Among the entries below, one stretch runs from the line that contains "Write the React, TypeScript" through the line that contains "const tickLen = (v: number)". Repeat that stretch exactly, ends included, and only that.
>> Begin
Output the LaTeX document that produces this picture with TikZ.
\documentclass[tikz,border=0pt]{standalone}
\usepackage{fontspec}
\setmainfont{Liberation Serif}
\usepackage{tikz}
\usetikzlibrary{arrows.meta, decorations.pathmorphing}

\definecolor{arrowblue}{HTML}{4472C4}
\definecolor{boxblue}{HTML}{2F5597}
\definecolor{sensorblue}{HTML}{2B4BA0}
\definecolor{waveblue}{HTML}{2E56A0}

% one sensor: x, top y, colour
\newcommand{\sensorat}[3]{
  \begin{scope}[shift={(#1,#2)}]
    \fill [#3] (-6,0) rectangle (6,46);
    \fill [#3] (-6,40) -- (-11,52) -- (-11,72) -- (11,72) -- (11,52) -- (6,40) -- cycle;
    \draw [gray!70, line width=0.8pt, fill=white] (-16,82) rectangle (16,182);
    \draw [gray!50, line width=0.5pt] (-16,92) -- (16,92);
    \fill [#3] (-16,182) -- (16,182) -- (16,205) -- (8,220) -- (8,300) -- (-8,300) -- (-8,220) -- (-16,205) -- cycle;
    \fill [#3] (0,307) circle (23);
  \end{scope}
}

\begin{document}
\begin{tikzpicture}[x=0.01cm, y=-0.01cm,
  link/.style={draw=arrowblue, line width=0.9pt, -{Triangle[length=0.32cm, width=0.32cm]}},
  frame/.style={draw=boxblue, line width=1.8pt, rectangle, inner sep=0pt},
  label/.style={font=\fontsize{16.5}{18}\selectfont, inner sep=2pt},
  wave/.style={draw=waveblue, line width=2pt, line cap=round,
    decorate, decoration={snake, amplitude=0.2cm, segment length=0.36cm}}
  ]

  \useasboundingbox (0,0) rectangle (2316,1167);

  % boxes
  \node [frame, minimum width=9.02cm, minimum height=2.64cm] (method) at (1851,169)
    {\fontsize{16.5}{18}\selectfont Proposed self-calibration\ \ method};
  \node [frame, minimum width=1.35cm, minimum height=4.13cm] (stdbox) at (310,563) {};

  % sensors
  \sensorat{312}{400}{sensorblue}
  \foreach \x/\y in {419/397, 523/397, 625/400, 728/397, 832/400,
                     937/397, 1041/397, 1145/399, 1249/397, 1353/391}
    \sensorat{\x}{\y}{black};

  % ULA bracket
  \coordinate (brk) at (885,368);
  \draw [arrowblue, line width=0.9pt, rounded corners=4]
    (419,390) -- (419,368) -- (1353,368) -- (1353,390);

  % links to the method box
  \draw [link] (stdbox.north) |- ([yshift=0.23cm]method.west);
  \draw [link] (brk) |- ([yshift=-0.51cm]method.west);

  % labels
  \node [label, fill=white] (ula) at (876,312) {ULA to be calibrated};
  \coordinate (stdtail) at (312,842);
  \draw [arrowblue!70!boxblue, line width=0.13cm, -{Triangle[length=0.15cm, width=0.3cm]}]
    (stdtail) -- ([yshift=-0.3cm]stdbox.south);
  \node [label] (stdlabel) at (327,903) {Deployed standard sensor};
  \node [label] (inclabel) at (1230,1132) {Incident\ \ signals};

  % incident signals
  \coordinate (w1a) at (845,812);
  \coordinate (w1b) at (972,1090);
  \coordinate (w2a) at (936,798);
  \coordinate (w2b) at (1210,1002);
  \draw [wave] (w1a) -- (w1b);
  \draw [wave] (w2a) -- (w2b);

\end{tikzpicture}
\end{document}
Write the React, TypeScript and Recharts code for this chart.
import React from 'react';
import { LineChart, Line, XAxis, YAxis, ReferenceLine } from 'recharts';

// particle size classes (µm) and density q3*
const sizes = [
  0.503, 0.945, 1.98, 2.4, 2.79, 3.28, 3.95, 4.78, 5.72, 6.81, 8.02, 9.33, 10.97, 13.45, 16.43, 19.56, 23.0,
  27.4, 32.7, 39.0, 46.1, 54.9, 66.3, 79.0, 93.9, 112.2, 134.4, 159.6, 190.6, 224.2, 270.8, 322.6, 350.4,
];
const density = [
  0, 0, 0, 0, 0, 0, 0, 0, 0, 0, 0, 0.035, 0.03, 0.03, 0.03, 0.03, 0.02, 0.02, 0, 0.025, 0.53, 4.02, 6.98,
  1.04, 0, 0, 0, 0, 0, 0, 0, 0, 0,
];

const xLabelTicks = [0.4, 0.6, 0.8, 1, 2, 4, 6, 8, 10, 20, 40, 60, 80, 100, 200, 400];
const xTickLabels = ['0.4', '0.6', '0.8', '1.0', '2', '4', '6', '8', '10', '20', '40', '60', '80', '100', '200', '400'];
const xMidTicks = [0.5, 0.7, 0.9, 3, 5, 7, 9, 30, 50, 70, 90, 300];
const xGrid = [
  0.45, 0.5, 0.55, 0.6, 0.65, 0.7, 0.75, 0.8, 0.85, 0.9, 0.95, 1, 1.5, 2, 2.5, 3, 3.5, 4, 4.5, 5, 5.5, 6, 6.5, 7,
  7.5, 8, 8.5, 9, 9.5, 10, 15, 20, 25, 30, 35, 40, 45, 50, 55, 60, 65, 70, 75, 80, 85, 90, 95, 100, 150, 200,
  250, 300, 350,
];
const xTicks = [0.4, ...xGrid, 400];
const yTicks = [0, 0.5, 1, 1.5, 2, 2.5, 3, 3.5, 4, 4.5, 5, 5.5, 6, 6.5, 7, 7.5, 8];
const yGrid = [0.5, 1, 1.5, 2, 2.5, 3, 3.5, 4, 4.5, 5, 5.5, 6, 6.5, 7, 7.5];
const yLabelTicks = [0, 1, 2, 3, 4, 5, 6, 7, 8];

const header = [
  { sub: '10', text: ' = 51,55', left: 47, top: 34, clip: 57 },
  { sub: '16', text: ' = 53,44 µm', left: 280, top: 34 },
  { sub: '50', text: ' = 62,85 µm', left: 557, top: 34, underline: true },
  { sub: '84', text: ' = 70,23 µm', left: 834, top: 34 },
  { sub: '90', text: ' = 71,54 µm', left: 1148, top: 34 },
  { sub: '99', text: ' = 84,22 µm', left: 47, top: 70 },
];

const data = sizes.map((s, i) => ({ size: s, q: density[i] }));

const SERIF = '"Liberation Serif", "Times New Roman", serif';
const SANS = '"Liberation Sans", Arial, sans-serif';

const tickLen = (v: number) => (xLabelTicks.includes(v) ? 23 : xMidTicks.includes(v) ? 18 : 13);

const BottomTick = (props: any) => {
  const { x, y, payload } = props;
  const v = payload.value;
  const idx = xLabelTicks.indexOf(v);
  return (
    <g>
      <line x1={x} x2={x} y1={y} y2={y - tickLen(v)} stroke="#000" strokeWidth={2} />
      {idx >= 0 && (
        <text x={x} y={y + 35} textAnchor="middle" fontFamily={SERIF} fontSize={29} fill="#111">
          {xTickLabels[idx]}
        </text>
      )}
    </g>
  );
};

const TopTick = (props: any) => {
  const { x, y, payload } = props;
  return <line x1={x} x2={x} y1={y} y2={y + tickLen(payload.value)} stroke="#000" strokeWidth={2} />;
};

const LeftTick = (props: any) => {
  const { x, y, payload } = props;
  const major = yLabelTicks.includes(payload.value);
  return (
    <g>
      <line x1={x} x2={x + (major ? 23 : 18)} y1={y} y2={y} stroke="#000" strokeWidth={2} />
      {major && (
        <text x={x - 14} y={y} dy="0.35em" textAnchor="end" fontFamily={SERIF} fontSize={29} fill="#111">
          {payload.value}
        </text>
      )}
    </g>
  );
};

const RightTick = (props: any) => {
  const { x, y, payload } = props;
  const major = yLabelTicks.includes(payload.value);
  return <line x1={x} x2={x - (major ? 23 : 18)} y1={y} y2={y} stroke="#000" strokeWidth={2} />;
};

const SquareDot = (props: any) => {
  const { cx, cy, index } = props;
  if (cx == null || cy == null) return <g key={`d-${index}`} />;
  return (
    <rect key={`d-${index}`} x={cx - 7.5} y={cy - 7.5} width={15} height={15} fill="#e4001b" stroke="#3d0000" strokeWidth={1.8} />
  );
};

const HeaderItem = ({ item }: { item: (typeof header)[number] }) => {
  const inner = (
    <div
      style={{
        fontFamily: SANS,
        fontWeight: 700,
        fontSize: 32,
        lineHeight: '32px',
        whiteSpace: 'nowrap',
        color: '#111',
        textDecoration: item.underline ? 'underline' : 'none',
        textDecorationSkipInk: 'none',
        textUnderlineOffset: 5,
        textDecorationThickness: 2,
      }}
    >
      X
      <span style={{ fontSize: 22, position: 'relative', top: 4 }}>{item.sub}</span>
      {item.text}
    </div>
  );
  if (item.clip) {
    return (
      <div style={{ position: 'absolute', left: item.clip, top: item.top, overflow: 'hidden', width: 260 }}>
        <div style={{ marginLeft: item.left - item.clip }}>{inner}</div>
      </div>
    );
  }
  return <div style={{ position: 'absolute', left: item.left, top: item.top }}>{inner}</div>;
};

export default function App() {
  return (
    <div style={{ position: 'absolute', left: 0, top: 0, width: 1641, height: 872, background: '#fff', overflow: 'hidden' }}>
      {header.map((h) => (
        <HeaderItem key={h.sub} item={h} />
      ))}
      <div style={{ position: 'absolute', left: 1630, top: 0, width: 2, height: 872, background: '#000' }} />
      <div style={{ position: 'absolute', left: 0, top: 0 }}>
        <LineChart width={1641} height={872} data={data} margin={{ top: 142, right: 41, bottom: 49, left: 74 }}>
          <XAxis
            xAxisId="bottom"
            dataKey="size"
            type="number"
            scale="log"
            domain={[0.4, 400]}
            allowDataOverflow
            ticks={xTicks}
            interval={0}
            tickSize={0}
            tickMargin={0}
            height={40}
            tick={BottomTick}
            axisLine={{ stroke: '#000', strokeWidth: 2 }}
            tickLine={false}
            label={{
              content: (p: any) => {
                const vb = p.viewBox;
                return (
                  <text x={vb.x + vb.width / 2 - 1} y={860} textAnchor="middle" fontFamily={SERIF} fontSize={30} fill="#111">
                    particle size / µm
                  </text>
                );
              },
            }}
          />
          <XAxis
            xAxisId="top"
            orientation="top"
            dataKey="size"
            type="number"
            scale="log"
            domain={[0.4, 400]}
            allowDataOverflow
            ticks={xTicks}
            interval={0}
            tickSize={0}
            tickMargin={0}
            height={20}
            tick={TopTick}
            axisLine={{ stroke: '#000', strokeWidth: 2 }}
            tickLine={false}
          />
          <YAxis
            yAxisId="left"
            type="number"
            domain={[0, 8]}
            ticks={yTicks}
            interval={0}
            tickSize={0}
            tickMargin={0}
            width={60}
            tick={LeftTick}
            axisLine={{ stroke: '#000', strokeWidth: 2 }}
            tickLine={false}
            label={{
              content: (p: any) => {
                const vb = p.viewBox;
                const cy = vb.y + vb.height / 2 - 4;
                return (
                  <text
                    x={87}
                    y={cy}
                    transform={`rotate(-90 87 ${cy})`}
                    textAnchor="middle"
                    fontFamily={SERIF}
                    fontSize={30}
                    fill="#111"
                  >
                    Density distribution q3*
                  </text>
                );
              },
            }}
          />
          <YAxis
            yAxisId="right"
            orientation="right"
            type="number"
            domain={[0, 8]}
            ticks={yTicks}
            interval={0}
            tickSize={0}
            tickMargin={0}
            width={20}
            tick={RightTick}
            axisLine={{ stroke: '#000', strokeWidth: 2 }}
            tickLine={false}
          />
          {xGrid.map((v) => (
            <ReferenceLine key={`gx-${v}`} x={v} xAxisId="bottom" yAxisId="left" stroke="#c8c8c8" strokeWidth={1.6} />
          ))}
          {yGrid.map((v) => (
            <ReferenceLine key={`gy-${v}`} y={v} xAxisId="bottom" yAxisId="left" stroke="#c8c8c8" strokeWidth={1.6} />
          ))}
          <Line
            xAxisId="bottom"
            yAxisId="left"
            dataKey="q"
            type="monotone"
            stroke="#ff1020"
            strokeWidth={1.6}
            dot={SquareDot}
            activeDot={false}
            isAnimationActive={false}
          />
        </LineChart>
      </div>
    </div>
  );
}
>> End
### Finished answer
Write the React, TypeScript and Recharts code for this chart.
import React from 'react';
import { LineChart, Line, XAxis, YAxis, ReferenceLine } from 'recharts';

// particle size classes (µm) and density q3*
const sizes = [
  0.503, 0.945, 1.98, 2.4, 2.79, 3.28, 3.95, 4.78, 5.72, 6.81, 8.02, 9.33, 10.97, 13.45, 16.43, 19.56, 23.0,
  27.4, 32.7, 39.0, 46.1, 54.9, 66.3, 79.0, 93.9, 112.2, 134.4, 159.6, 190.6, 224.2, 270.8, 322.6, 350.4,
];
const density = [
  0, 0, 0, 0, 0, 0, 0, 0, 0, 0, 0, 0.035, 0.03, 0.03, 0.03, 0.03, 0.02, 0.02, 0, 0.025, 0.53, 4.02, 6.98,
  1.04, 0, 0, 0, 0, 0, 0, 0, 0, 0,
];

const xLabelTicks = [0.4, 0.6, 0.8, 1, 2, 4, 6, 8, 10, 20, 40, 60, 80, 100, 200, 400];
const xTickLabels = ['0.4', '0.6', '0.8', '1.0', '2', '4', '6', '8', '10', '20', '40', '60', '80', '100', '200', '400'];
const xMidTicks = [0.5, 0.7, 0.9, 3, 5, 7, 9, 30, 50, 70, 90, 300];
const xGrid = [
  0.45, 0.5, 0.55, 0.6, 0.65, 0.7, 0.75, 0.8, 0.85, 0.9, 0.95, 1, 1.5, 2, 2.5, 3, 3.5, 4, 4.5, 5, 5.5, 6, 6.5, 7,
  7.5, 8, 8.5, 9, 9.5, 10, 15, 20, 25, 30, 35, 40, 45, 50, 55, 60, 65, 70, 75, 80, 85, 90, 95, 100, 150, 200,
  250, 300, 350,
];
const xTicks = [0.4, ...xGrid, 400];
const yTicks = [0, 0.5, 1, 1.5, 2, 2.5, 3, 3.5, 4, 4.5, 5, 5.5, 6, 6.5, 7, 7.5, 8];
const yGrid = [0.5, 1, 1.5, 2, 2.5, 3, 3.5, 4, 4.5, 5, 5.5, 6, 6.5, 7, 7.5];
const yLabelTicks = [0, 1, 2, 3, 4, 5, 6, 7, 8];

const header = [
  { sub: '10', text: ' = 51,55', left: 47, top: 34, clip: 57 },
  { sub: '16', text: ' = 53,44 µm', left: 280, top: 34 },
  { sub: '50', text: ' = 62,85 µm', left: 557, top: 34, underline: true },
  { sub: '84', text: ' = 70,23 µm', left: 834, top: 34 },
  { sub: '90', text: ' = 71,54 µm', left: 1148, top: 34 },
  { sub: '99', text: ' = 84,22 µm', left: 47, top: 70 },
];

const data = sizes.map((s, i) => ({ size: s, q: density[i] }));

const SERIF = '"Liberation Serif", "Times New Roman", serif';
const SANS = '"Liberation Sans", Arial, sans-serif';

const tickLen = (v: number) => (xLabelTicks.includes(v) ? 23 : xMidTicks.includes(v) ? 18 : 13);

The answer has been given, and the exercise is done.